» Written problem
From the records below, copy every line that contains the word "this".

(Plotting code records)
* * * * *

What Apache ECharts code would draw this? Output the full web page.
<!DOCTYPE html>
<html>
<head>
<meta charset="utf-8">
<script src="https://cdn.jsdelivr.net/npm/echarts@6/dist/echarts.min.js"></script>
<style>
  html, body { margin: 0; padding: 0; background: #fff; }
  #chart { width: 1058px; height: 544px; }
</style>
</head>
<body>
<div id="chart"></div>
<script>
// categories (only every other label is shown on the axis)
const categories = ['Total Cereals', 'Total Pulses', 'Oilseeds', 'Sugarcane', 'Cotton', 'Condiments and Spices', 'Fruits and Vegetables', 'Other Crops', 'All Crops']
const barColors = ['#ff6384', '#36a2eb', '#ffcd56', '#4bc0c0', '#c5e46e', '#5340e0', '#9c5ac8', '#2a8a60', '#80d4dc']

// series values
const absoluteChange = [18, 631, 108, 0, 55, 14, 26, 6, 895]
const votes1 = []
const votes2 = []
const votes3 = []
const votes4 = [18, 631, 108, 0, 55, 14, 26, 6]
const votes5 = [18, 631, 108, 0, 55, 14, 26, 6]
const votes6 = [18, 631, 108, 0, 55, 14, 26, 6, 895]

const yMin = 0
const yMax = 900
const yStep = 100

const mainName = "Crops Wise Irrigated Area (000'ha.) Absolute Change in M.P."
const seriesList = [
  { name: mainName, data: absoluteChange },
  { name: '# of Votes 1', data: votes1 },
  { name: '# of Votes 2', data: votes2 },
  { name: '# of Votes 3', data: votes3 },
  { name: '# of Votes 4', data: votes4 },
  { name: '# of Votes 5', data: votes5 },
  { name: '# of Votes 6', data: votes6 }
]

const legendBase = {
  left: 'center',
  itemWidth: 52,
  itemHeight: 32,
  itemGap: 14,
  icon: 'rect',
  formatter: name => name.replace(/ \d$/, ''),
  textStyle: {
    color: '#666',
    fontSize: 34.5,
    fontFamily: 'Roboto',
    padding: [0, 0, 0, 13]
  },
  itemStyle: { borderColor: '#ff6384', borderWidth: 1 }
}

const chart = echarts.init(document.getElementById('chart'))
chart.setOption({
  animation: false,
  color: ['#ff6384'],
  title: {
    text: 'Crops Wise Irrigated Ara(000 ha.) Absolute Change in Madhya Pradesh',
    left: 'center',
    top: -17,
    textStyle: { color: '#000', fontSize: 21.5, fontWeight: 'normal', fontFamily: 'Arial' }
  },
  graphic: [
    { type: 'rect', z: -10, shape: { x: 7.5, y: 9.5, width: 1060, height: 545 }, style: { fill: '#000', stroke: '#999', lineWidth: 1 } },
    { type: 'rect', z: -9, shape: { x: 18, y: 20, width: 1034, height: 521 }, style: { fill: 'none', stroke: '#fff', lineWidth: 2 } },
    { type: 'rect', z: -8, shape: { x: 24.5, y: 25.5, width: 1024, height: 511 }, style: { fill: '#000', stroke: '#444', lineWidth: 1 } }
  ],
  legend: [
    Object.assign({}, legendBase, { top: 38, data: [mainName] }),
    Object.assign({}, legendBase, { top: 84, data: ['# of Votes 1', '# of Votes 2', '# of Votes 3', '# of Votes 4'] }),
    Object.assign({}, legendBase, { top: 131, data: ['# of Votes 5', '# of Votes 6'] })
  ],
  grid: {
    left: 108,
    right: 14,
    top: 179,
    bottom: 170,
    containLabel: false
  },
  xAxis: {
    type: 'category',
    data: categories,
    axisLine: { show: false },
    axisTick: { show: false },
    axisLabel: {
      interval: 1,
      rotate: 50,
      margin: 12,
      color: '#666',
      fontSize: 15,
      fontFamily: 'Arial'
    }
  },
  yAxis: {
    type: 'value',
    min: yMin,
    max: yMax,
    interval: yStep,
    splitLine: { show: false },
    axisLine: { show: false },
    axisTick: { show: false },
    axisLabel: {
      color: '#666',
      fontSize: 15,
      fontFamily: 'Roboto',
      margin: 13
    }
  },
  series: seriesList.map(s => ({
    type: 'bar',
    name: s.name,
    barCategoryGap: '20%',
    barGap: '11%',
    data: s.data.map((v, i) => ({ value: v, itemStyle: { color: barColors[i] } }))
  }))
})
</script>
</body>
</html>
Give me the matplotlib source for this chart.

* * * * *

» Expected answer
What Apache ECharts code would draw this? Output the full web page.
Give me the matplotlib source for this chart.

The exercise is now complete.